Добравшись до Нью-Йорка, я превратился уже в Фредерика Джонсона, думая, что это последний раз. Но когда я приехал в Нью-Бедфорд, то счел необходимым вновь изменить свое имя. Там было так много Джонсонов, что если бы я не сделал этого, то мог бы легко затеряться среди них. Я позволил мистеру Джонсону самому подобрать мне имя, но сказал, что хочу остаться Фредериком. Я склонялся к этому потому, чтобы не потерять чувства своего «я».
Мистер Джонсон, только что прочитавший «Деву озера», сразу же заявил, что отныне я буду Дугласом[27]
. С тех пор и поныне меня зовут Фредерик Дуглас, и, поскольку меня больше знают под этим именем, нежели любым другим, я буду пользоваться им как своим собственным. Положение дел в Нью-Бедфорде перевернуло все мои прежние представления. Впечатление, которое я получил в отношении характера и условий жизни северян, оказалось полностью ошибочным. Будучи рабом, я имел странное предположение, что по отношению к рабовладельцам Юга жителям Севера доступна сравнительно малая часть удобств и роскоши.Возможно, я пришел к этому выводу, потому что у северян не было рабов. Я ставил их на один уровень с южанами, не имевшими их.

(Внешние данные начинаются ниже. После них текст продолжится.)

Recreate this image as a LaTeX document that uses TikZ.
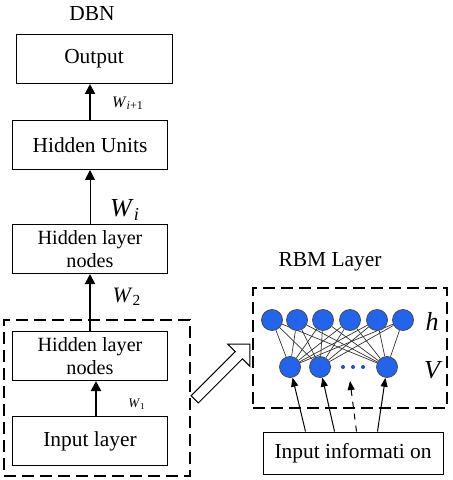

Я знал, что они жили в исключительной бедности, и привык признавать их бедность как неизбежное следствие того, что они не были рабовладельцами. Я почему-то впитал мнение, что при отсутствии рабов не может быть и богатства, не говоря уже о роскоши. И по приезде на Север я ожидал встретиться с грубым, неотесанным и некультурным населением, живущим в простоте, похожей на спартанскую, ничего не знающим о развлечениях, роскоши и величии южных рабовладельцев. Учитывая мои предположения, любой, знакомый с делами в Нью-Бедфорде, легко может понять, как ясно я увидел свою ошибку.
В середине того дня, когда мы прибыли в Нью-Бедфорд, я сходил на причал, чтобы посмотреть на корабли. Тут я обнаружил, что окружен убедительнейшими доказательствами богатства. Лежа на причале или плывя по течению, я видел много кораблей самых разнообразных моделей, в превосходном состоянии и огромных размеров. Справа и слева я был зажат большущими гранитными пакгаузами, до отказа забитыми всем необходимым и пригодным для жизни. Кроме того, было видно, что все заняты работой, но бесшумно в сравнении с тем, к чему я привык в Балтиморе. Здесь не звучало громких песен тех, кто занимался погрузкой и разгрузкой кораблей. Я не слышал никаких страшных проклятий или ужасных ругательств на рабочего. Я не видел, чтобы людей били, но видно было, что все идет гладко. Было заметно, что каждый человек относится к работе рассудительно, но с веселой серьезностью, которая показывала глубокий интерес к делу, так же как и чувство его собственного достоинства. Все это выглядело более чем странно для меня. От причалов я пошел бродить по городу, с изумлением и восторгом разглядывая великолепные церкви, прекрасные дома и заботливо ухоженные сады; все это говорило о таком богатстве, комфорте, вкусе и изысканности, каких я никогда прежде не встречал в любой части рабовладельческого Мэриленда.
Все выглядело чистым, новым и красивым. Я почти не встречал ветхих домишек с их бедствующими обитателями; ни полураздетых ребятишек и босых женщин, каких привык видеть в Хиллсборо, Истоне, Сент-Микелсе и Балтиморе. Здешние люди выглядели более умелыми, сильными и здоровыми и счастливее, чем в Мэриленде. Вид чрезвычайной роскоши не омрачался созерцанием чрезвычайной бедности, что обрадовало меня. Но самым удивительным, как и самым интересным для меня, было положение цветных, многие из которых, подобно мне, спаслись, найдя здесь убежище от охотников за людьми. Я встретил многих, кто только семь лет, как освободился от рабства и жил в прекрасных домах, явно наслаждаясь почти всеми удобствами жизни, какие, в общем, имели и рабовладельцы Мэриленда. Я осмелюсь утверждать, что мой друг, мистер Натан Джонсон (о ком я могу с признательностью в сердце сказать: «Ибо алкал я, и он дал мне есть; жаждал, и он напоил меня; был странником, и он принял меня»)[28]
, жил в опрятном домике, хорошо питался, получал, оплачивал и читал больше газет; лучше понимал моральный, религиозный и политический характер нации, чем девять десятых рабовладельцев в округе Тэлбот, что в Мэриленде. А ведь мистер Джонсон был простым рабочим. Его руки, как и руки миссис Джонсон, знали тяжкий труд. Я обнаружил, что цветные здесь намного более сплоченны, чем предполагал ранее. Я нашел, что они полны решимости защищать друг друга от кровожадного похитителя, рискуя всем.